そして、その瞬間が訪れた。我々はバグを見つけても必ず再現確認を行う。さらに可能な場合はバグを発生させる原因を追究し、できるだけ絞り込んだ上で報告を行うようにしていた。しかしこの場合はその追究をする許可がないプロダクトであったため、100% 発生する手順を確認し、報告を行った。そのバグはすぐに修正に取りかかられた。なぜなら、リリース当日だったからだ。私はこの勘以外にも、リリース日という「この日を逃せばもう修正する手だてがない」状況と、担当していた開発の人に少しでも貢献したかったという面もあった。もし致命的なバグを残せば、雲の上の人から雷を落とされるのはその開発部であり、開発部の人が後日「いい仕事をした」と気分よく社内を歩けるようにするには、なんとしてもバグを残してはならないという想いもあった。そのプロダクトのテストを担当したのは私だけであり、数いるテスタから私を選んでくれたせめてもの恩返しをしたかった。

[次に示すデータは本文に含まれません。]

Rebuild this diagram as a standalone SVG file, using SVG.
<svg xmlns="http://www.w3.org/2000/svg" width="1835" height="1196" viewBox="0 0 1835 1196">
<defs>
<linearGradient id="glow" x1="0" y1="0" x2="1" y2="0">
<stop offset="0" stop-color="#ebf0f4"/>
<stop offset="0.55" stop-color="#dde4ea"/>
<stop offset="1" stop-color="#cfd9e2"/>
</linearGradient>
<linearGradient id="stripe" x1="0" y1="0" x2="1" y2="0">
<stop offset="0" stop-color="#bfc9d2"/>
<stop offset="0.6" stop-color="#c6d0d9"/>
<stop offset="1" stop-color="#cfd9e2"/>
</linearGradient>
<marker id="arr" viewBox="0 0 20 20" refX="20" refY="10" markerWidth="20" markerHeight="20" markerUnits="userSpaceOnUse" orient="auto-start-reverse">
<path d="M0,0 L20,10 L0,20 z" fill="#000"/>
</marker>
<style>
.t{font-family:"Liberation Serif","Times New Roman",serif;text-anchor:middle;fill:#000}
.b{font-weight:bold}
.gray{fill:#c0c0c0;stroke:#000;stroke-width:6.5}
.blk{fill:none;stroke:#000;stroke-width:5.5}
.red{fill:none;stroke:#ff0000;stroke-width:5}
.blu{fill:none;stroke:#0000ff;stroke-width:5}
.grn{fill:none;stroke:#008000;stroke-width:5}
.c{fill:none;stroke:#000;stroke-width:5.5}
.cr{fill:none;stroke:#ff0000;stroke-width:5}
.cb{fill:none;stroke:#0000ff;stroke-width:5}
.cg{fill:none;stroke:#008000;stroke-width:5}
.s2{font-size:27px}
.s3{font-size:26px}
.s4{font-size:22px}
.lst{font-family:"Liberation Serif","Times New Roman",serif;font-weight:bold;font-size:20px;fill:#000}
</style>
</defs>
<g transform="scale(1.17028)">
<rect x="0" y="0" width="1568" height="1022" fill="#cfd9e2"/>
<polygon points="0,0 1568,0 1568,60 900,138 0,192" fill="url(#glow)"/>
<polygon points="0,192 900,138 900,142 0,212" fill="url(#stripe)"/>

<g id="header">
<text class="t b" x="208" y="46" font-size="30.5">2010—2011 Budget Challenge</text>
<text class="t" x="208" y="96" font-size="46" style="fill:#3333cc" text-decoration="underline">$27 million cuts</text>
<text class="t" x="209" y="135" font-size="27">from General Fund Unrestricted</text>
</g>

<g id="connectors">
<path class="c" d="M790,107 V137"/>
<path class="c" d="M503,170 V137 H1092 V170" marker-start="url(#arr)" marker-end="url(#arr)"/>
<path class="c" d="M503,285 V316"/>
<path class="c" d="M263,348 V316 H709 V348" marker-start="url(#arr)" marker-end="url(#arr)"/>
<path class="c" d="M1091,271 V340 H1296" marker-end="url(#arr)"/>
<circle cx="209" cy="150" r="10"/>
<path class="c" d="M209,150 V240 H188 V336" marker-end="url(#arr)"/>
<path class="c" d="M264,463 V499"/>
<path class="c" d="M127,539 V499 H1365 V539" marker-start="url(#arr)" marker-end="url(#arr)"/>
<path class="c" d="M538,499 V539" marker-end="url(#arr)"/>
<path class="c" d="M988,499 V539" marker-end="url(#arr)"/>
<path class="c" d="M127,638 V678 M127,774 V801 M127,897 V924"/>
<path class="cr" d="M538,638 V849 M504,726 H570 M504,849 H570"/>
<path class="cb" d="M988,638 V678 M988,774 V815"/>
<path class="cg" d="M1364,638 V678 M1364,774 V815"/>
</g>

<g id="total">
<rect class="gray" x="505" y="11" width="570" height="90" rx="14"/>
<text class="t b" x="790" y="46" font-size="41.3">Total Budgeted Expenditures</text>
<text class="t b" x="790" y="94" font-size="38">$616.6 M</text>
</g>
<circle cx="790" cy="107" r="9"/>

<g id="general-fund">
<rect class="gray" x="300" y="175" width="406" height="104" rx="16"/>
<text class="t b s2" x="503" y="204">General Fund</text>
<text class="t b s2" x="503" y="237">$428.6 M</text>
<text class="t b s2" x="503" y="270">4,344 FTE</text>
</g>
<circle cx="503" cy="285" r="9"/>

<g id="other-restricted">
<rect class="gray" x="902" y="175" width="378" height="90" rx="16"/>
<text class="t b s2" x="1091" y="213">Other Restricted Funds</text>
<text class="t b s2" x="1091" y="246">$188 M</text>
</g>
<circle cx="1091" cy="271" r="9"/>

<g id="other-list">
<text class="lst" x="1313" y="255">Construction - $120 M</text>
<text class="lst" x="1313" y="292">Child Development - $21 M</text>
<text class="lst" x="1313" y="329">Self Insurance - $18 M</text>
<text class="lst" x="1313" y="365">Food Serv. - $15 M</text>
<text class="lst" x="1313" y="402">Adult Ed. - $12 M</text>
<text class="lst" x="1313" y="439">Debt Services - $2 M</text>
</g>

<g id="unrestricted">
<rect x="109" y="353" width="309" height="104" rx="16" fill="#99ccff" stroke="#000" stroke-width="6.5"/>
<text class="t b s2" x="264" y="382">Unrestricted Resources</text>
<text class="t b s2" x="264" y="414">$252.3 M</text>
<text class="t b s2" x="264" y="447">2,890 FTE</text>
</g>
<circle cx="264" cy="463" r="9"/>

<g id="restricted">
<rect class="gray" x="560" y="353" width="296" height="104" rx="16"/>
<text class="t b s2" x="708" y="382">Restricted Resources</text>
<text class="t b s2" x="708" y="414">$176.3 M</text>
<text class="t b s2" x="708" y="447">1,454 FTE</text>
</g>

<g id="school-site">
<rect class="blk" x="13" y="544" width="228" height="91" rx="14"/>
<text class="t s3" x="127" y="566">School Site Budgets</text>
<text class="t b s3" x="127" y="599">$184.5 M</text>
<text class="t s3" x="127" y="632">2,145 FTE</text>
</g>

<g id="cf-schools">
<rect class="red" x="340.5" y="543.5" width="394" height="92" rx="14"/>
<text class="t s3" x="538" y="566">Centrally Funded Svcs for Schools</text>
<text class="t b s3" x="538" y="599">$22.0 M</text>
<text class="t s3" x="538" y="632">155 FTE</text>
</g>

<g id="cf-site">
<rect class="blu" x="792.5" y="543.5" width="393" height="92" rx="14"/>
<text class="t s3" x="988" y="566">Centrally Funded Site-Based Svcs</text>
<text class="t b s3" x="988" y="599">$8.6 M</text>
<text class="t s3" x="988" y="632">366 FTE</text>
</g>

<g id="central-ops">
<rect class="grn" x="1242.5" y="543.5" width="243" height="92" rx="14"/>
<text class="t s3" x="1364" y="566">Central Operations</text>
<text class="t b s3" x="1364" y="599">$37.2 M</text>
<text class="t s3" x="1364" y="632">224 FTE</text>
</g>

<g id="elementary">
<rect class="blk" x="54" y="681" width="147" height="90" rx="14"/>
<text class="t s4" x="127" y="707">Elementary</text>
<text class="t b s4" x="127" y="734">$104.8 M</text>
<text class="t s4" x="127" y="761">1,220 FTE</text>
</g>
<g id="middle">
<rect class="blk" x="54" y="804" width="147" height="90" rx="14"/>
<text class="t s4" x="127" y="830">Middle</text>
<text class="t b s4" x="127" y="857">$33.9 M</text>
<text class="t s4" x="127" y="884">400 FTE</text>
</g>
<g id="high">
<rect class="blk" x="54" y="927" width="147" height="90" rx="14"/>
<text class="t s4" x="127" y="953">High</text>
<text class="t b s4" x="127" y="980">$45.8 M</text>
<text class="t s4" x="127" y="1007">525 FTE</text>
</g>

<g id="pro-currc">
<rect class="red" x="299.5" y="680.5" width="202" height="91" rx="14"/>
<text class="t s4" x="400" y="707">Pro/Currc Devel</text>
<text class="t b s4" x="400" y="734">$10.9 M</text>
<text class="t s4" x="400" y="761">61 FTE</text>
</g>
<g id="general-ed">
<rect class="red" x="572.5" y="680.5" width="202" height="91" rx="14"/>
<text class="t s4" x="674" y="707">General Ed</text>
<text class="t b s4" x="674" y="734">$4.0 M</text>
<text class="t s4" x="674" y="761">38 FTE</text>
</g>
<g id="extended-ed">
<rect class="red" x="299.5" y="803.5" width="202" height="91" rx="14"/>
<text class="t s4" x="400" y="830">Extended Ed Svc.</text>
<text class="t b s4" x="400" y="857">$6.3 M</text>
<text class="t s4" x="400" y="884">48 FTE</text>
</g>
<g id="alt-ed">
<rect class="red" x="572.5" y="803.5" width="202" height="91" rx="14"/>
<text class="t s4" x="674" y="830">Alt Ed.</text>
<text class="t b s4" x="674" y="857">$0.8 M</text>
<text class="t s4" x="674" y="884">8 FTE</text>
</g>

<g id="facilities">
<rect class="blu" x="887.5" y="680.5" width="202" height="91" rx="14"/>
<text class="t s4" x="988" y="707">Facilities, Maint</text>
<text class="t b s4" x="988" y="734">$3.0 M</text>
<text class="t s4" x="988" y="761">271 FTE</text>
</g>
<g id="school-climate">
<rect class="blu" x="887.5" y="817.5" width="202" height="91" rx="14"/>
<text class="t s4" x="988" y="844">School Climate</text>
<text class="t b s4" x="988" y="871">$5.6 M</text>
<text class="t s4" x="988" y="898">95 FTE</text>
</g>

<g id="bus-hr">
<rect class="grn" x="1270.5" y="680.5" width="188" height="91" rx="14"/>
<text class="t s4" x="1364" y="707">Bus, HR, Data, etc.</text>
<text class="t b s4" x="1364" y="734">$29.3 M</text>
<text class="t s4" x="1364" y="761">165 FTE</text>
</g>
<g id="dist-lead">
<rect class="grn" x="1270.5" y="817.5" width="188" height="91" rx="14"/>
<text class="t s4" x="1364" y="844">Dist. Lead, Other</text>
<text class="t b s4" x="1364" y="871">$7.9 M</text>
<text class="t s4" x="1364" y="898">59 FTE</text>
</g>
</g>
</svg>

動作確認テストというとひょっとしたら「終わりまであと一息」みたいな捉え方をしている人がいるかもしれない。しかしここが本当の山場であると私は言いたい。テストを軽く扱ってなんの不幸も起きない人は稀である。大抵は「もっとテストしておけば良かった」と、「もっと勉強しとけば良かった」と表現は似ているがより深刻な気分を味わうことになるだろう。

かつて私はテストを疎かにする同僚に「所詮、機械は人間に勝てない」と言ったことがある。1 年以上経ってから彼は言ってきた。「あのとき言われたことが、今になってようやく判った。最近はテストに時間をかけるようになった」

プロダクトの命運を決めるのはテストであると、私は思う。